⟨
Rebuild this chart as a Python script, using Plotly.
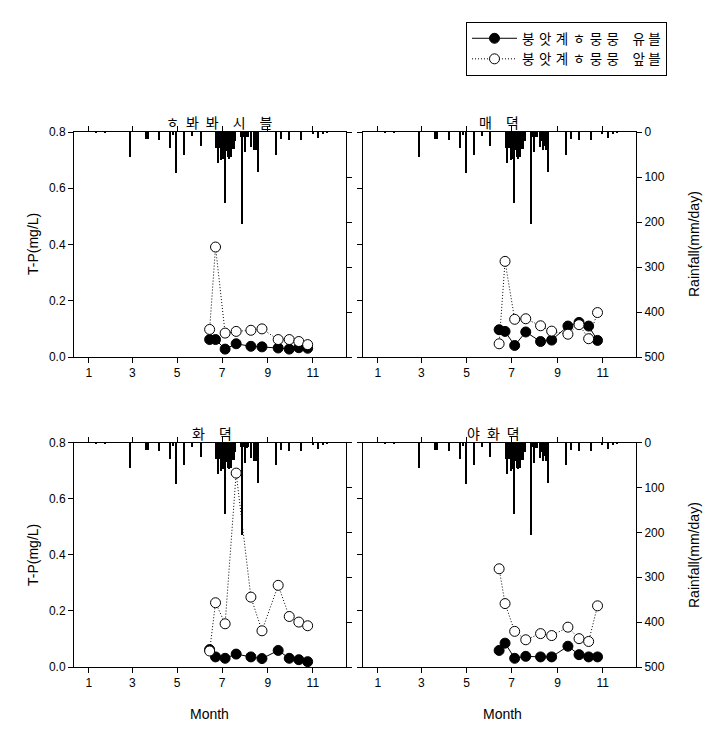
import plotly.graph_objects as go

# ---------------- data ----------------
sample_dates = ["2009-06-14", "2009-06-22", "2009-07-05", "2009-07-20", "2009-08-09",
                "2009-08-24", "2009-09-15", "2009-09-30", "2009-10-13", "2009-10-25"]

# T-P (mg/L) per site: filled (solid) and open (dotted)
tl_solid = [0.062, 0.062, 0.028, 0.047, 0.038, 0.036, 0.032, 0.028, 0.033, 0.031]
tl_open = [0.098, 0.391, 0.085, 0.091, 0.095, 0.100, 0.062, 0.062, 0.055, 0.044]
tr_solid = [0.097, 0.091, 0.041, 0.089, 0.055, 0.060, 0.110, 0.123, 0.110, 0.059]
tr_open = [0.047, 0.340, 0.134, 0.136, 0.111, 0.092, 0.081, 0.115, 0.065, 0.158]
bl_solid = [0.062, 0.036, 0.031, 0.046, 0.036, 0.030, 0.059, 0.031, 0.026, 0.019]
bl_open = [0.057, 0.229, 0.154, 0.691, 0.249, 0.129, 0.291, 0.180, 0.160, 0.147]
br_solid = [0.059, 0.085, 0.031, 0.038, 0.036, 0.036, 0.074, 0.044, 0.036, 0.036]
br_open = [0.350, 0.226, 0.127, 0.097, 0.119, 0.112, 0.142, 0.101, 0.091, 0.218]

# daily rainfall (mm/day)
rain_dates = ["2009-01-11", "2009-01-23", "2009-02-26", "2009-03-20", "2009-03-23",
              "2009-04-07", "2009-04-22", "2009-04-26", "2009-04-30", "2009-05-11",
              "2009-05-22", "2009-06-02", "2009-06-23", "2009-06-25", "2009-06-26",
              "2009-06-27", "2009-06-29", "2009-06-30", "2009-07-02", "2009-07-05",
              "2009-07-06", "2009-07-08", "2009-07-09", "2009-07-10", "2009-07-12",
              "2009-07-13", "2009-07-14", "2009-07-16", "2009-07-17", "2009-07-19",
              "2009-07-27", "2009-07-28", "2009-07-30", "2009-08-01", "2009-08-02",
              "2009-08-04", "2009-08-05", "2009-08-09", "2009-08-10", "2009-08-13",
              "2009-08-15", "2009-08-16", "2009-08-18", "2009-08-19", "2009-09-13",
              "2009-09-19", "2009-09-30", "2009-10-16", "2009-11-01", "2009-11-08",
              "2009-11-15", "2009-11-20"]
rain_vals = [2, 1, 55, 15, 15,
             17, 35, 7, 91, 50,
             8, 31, 35, 69, 36,
             36, 30, 63, 59, 158,
             40, 42, 56, 59, 50,
             56, 37, 37, 37, 20,
             10, 204, 10, 44, 11,
             11, 10, 33, 20, 41,
             30, 41, 39, 89, 50,
             15, 17, 17, 5, 13,
             4, 2]

panel_titles = ["ㅎ\u2002봐\u2002봐\u2003시\u2003블", "매\u2003뎍", "화\u2003뎍", "야\u2002화\u2002뎍"]
legend_names = ["붕\u2004앗\u2004계\u2004ㅎ\u2004뭉\u2004뭉\u2003유\u2005블",
                "붕\u2004앗\u2004계\u2004ㅎ\u2004뭉\u2004뭉\u2003앞\u2005블"]
tp_ticks = [0.0, 0.2, 0.4, 0.6, 0.8]
rain_ticks = [0, 100, 200, 300, 400, 500]

# ---------------- layout geometry ----------------
W, H = 726, 736
def px_x(v):
    return v / W
def px_y(v):
    return 1 - v / H

x_doms = [[px_x(74), px_x(346)], [px_x(363), px_x(636)],
          [px_x(74), px_x(346)], [px_x(363), px_x(636)]]
y_doms = [[px_y(357), px_y(132)], [px_y(357), px_y(132)],
          [px_y(667), px_y(442.5)], [px_y(667), px_y(442.5)]]

series = [(tl_solid, tl_open), (tr_solid, tr_open), (bl_solid, bl_open), (br_solid, br_open)]

TICKFONT = dict(family="Liberation Sans, Arial", size=12, color="black")
fig = go.Figure()

for i in range(4):
    xa = "x" if i == 0 else f"x{i+1}"
    yr = "y" if i == 0 else f"y{2*i+1}"
    yl = f"y{2*i+2}"
    solid, open_ = series[i]
    fig.add_trace(go.Bar(x=rain_dates, y=rain_vals, xaxis=xa, yaxis=yr,
                         marker=dict(color="black", line=dict(width=0)),
                         width=2.0 * 86400000, showlegend=False))
    fig.add_trace(go.Scatter(x=sample_dates, y=solid, xaxis=xa, yaxis=yl, mode="lines+markers",
                             line=dict(color="black", width=1),
                             marker=dict(symbol="circle", size=10, color="black",
                                         line=dict(color="black", width=1)),
                             name=legend_names[0], showlegend=(i == 0), legendrank=1))
    fig.add_trace(go.Scatter(x=sample_dates, y=open_, xaxis=xa, yaxis=yl, mode="lines+markers",
                             line=dict(color="black", width=1, dash="1px,2px"),
                             marker=dict(symbol="circle", size=10, color="white",
                                         line=dict(color="black", width=1)),
                             name=legend_names[1], showlegend=(i == 0), legendrank=2))

    left_panel = i in (0, 2)
    xk = "xaxis" if i == 0 else f"xaxis{i+1}"
    yrk = "yaxis" if i == 0 else f"yaxis{2*i+1}"
    ylk = f"yaxis{2*i+2}"
    fig.layout[xk] = dict(domain=x_doms[i], anchor=yr, type="date", automargin=False,
                          range=["2008-12-12", "2009-12-16"],
                          tick0="2009-01-01", dtick="M2", tickformat="%-m",
                          showline=True, linecolor="black", linewidth=1, mirror="ticks",
                          ticks="outside", ticklen=5, tickcolor="black",
                          showgrid=False, zeroline=False, tickfont=TICKFONT)
    fig.layout[yrk] = dict(domain=y_doms[i], anchor=xa, side="right", automargin=False,
                           range=[500, 0], tickvals=rain_ticks,
                           showticklabels=not left_panel,
                           showline=True, linecolor="black", linewidth=1,
                           ticks="outside", ticklen=5, tickcolor="black",
                           showgrid=False, zeroline=False, tickfont=TICKFONT)
    fig.layout[ylk] = dict(overlaying=yr, anchor=xa, side="left", automargin=False,
                           range=[0, 0.8], tickvals=tp_ticks, tickformat=".1f",
                           showticklabels=left_panel,
                           showline=True, linecolor="black", linewidth=1,
                           ticks="outside", ticklen=5, tickcolor="black",
                           showgrid=False, zeroline=False, tickfont=TICKFONT)

annotations = []
title_pos = [(219, 122), (499, 122), (212, 433), (493, 433)]
for t, (ax_, ay_) in zip(panel_titles, title_pos):
    annotations.append(dict(text=t, x=px_x(ax_), y=px_y(ay_), xref="paper", yref="paper",
                            showarrow=False, xanchor="center", yanchor="middle",
                            font=dict(family="Noto Sans CJK KR", size=14, color="black")))
AXFONT = dict(family="Liberation Sans, Arial", size=14, color="black")
for yc in (244, 555):
    annotations.append(dict(text="T-P(mg/L)", x=px_x(33), y=px_y(yc), xref="paper", yref="paper",
                            xanchor="center", yanchor="middle",
                            showarrow=False, textangle=-90, font=AXFONT))
    annotations.append(dict(text="Rainfall(mm/day)", x=px_x(694), y=px_y(yc), xref="paper",
                            yref="paper", xanchor="center", yanchor="middle",
                            showarrow=False, textangle=-90, font=AXFONT))
for xc in (210, 503):
    annotations.append(dict(text="Month", x=px_x(xc), y=px_y(714), xref="paper", yref="paper",
                            xanchor="center", yanchor="middle",
                            showarrow=False, font=AXFONT))

fig.update_layout(
    width=W, height=H, margin=dict(l=0, r=0, t=0, b=0, autoexpand=False),
    paper_bgcolor="white", plot_bgcolor="white",
    bargap=0, annotations=annotations,
    legend=dict(x=466 / W, y=1 - 22 / H,
                xanchor="left", yanchor="top", bordercolor="black", borderwidth=1,
                bgcolor="white", itemwidth=45, tracegroupgap=0,
                font=dict(family="Noto Sans CJK KR", size=13.5, color="black")),
)

fig.write_html("out.html")
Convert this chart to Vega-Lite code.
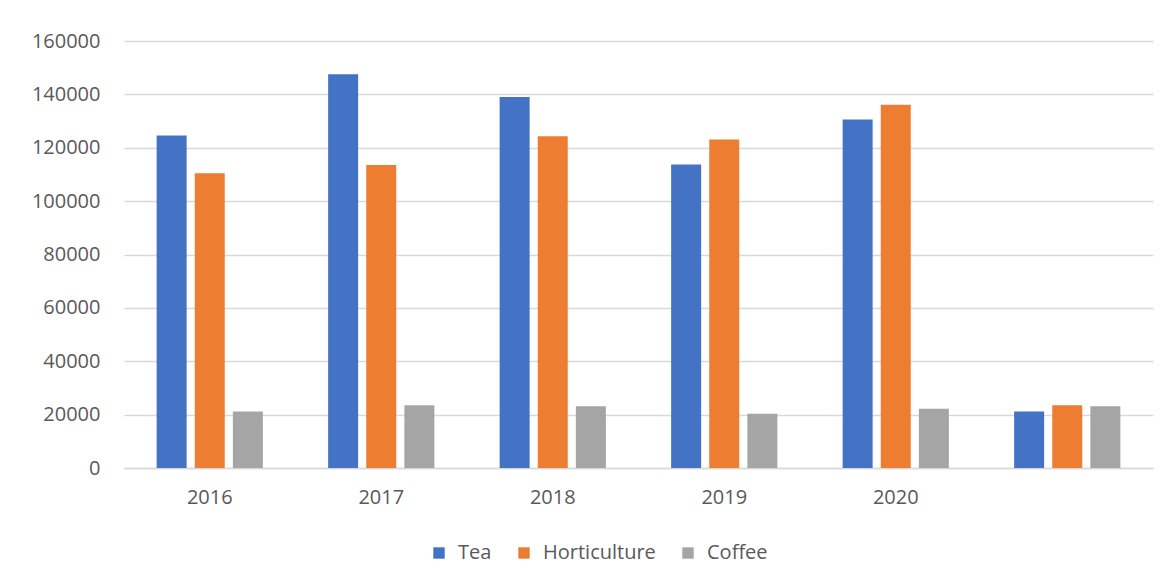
{
  "$schema": "https://vega.github.io/schema/vega-lite/v6.json",
  "width": 1029,
  "height": 427,
  "autosize": {"type": "none"},
  "padding": {"left": 124, "top": 41, "right": 14, "bottom": 116},
  "background": "white",
  "data": {
    "values": [
      {"year": "2016", "series": "Tea", "value": 124600},
      {"year": "2016", "series": "Horticulture", "value": 110400},
      {"year": "2016", "series": "Coffee", "value": 21200},
      {"year": "2017", "series": "Tea", "value": 147500},
      {"year": "2017", "series": "Horticulture", "value": 113500},
      {"year": "2017", "series": "Coffee", "value": 23500},
      {"year": "2018", "series": "Tea", "value": 139000},
      {"year": "2018", "series": "Horticulture", "value": 124300},
      {"year": "2018", "series": "Coffee", "value": 23100},
      {"year": "2019", "series": "Tea", "value": 113700},
      {"year": "2019", "series": "Horticulture", "value": 123100},
      {"year": "2019", "series": "Coffee", "value": 20300},
      {"year": "2020", "series": "Tea", "value": 130600},
      {"year": "2020", "series": "Horticulture", "value": 136100},
      {"year": "2020", "series": "Coffee", "value": 22200},
      {"year": "blank", "series": "Tea", "value": 21200},
      {"year": "blank", "series": "Horticulture", "value": 23500},
      {"year": "blank", "series": "Coffee", "value": 23100}
    ]
  },
  "mark": {"type": "bar", "width": 30},
  "encoding": {
    "x": {
      "field": "year",
      "type": "nominal",
      "sort": ["2016", "2017", "2018", "2019", "2020", "blank"],
      "scale": {"paddingInner": 0.38, "paddingOuter": 0.19},
      "axis": {
        "title": null,
        "labelAngle": 0,
        "labelExpr": "datum.value == 'blank' ? '' : datum.value",
        "ticks": false,
        "domain": true,
        "domainColor": "#d9d9d9",
        "domainWidth": 1.5,
        "labelPadding": 19,
        "labelFontSize": 20,
        "labelColor": "#595959",
        "labelFont": "Open Sans"
      }
    },
    "xOffset": {
      "field": "series",
      "type": "nominal",
      "sort": ["Tea", "Horticulture", "Coffee"],
      "scale": {"paddingInner": 0.21, "paddingOuter": 0}
    },
    "y": {
      "field": "value",
      "type": "quantitative",
      "scale": {"domain": [0, 160000]},
      "axis": {
        "title": null,
        "values": [0, 20000, 40000, 60000, 80000, 100000, 120000, 140000, 160000],
        "format": "d",
        "domain": false,
        "ticks": false,
        "grid": true,
        "gridColor": "#d9d9d9",
        "gridWidth": 1.5,
        "labelPadding": 24,
        "labelFontSize": 20,
        "labelColor": "#595959",
        "labelFont": "Open Sans"
      }
    },
    "color": {
      "field": "series",
      "type": "nominal",
      "sort": ["Tea", "Horticulture", "Coffee"],
      "scale": {"domain": ["Tea", "Horticulture", "Coffee"], "range": ["#4472c4", "#ed7d31", "#a5a5a5"]},
      "legend": {
        "title": null,
        "orient": "none",
        "direction": "horizontal",
        "legendX": 305,
        "legendY": 502,
        "symbolType": "square",
        "symbolSize": 130,
        "symbolStrokeWidth": 0,
        "symbolOpacity": 1,
        "labelFontSize": 20,
        "labelColor": "#595959",
        "labelFont": "Open Sans",
        "labelOffset": 9,
        "columnPadding": 22
      }
    }
  },
  "config": {
    "view": {"stroke": null}
  }
}
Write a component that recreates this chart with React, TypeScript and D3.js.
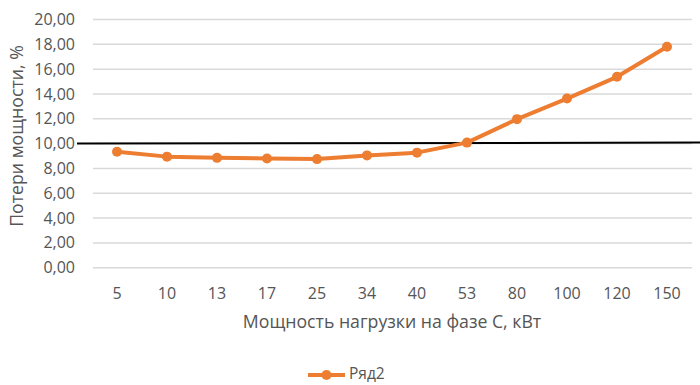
import React from "react";
import * as d3 from "d3";

const categories = ["5", "10", "13", "17", "25", "34", "40", "53", "80", "100", "120", "150"];
const values = [9.35, 8.95, 8.85, 8.8, 8.75, 9.05, 9.27, 10.08, 11.97, 13.63, 15.38, 17.8];
const yTicks = [0, 2, 4, 6, 8, 10, 12, 14, 16, 18, 20];
const refValue = 10;
const seriesName = "Ряд2";
const xTitle = "Мощность нагрузки на фазе С, кВт";
const yTitle = "Потери мощности, %";

const W = 700, H = 385;
const plot = { left: 92, right: 692, top: 19.5, bottom: 267.7 };
const orange = "#ED7D31";
const textColor = "#555555";
const font = "'Open Sans', 'Noto Sans', sans-serif";

export default function App() {
  const x = d3.scaleBand<string>().domain(categories).range([plot.left, plot.right]);
  const y = d3.scaleLinear().domain([0, 20]).range([plot.bottom, plot.top]);
  const line = d3.line<number>()
    .x((_, i) => (x(categories[i]) as number) + x.bandwidth() / 2)
    .y((d) => y(d));
  const fmt = (v: number) => v.toFixed(2).replace(".", ",");

  return (
    <svg width={W} height={H} style={{ position: "absolute", left: 0, top: 0, background: "#fff" }} fontFamily={font}>
      {yTicks.map((t) => (
        <g key={t}>
          <line x1={plot.left + 1} x2={plot.right} y1={y(t)} y2={y(t)} stroke="#d9d9d9" strokeWidth={1.5} />
          <text x={75} y={y(t)} dy="0.35em" textAnchor="end" fontSize={16} fill={textColor}>{fmt(t)}</text>
        </g>
      ))}
      {categories.map((c) => (
        <text key={c} x={(x(c) as number) + x.bandwidth() / 2} y={293} dy="0.35em" textAnchor="middle" fontSize={16} fill={textColor}>{c}</text>
      ))}
      <text x={392} y={322} dy="0.35em" textAnchor="middle" fontSize={17.7} fill={textColor}>{xTitle}</text>
      <text transform={`translate(17,136) rotate(-90)`} textAnchor="middle" dy="0.35em" fontSize={17.7} fill={textColor}>{yTitle}</text>
      <line x1={77} x2={W} y1={y(refValue)} y2={y(refValue) - 1} stroke="#000" strokeWidth={2} />
      <path d={line(values) || ""} fill="none" stroke={orange} strokeWidth={4} strokeLinejoin="round" />
      {values.map((v, i) => (
        <circle key={i} cx={(x(categories[i]) as number) + x.bandwidth() / 2} cy={y(v)} r={5} fill={orange} />
      ))}
      <g>
        <line x1={308} x2={345} y1={375} y2={375} stroke={orange} strokeWidth={4} />
        <circle cx={326.5} cy={375} r={5} fill={orange} />
        <text x={349} y={374} dy="0.35em" fontSize={15.5} fill={textColor}>{seriesName}</text>
      </g>
    </svg>
  );
}
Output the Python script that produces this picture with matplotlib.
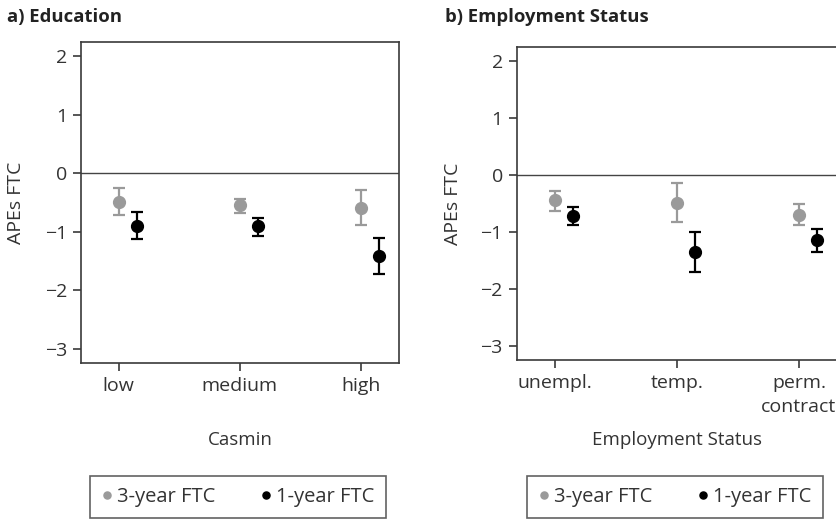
⟩
> [Request]
Transcribe, exactly as written, the lines starting at the one with "Write a component" and ending at the one with "import * as", and nothing more. Pictures are not part of the copy.

> [Correct output]
Write a component that recreates this chart with React, TypeScript and D3.js.
import React from "react";
import * as d3 from "d3";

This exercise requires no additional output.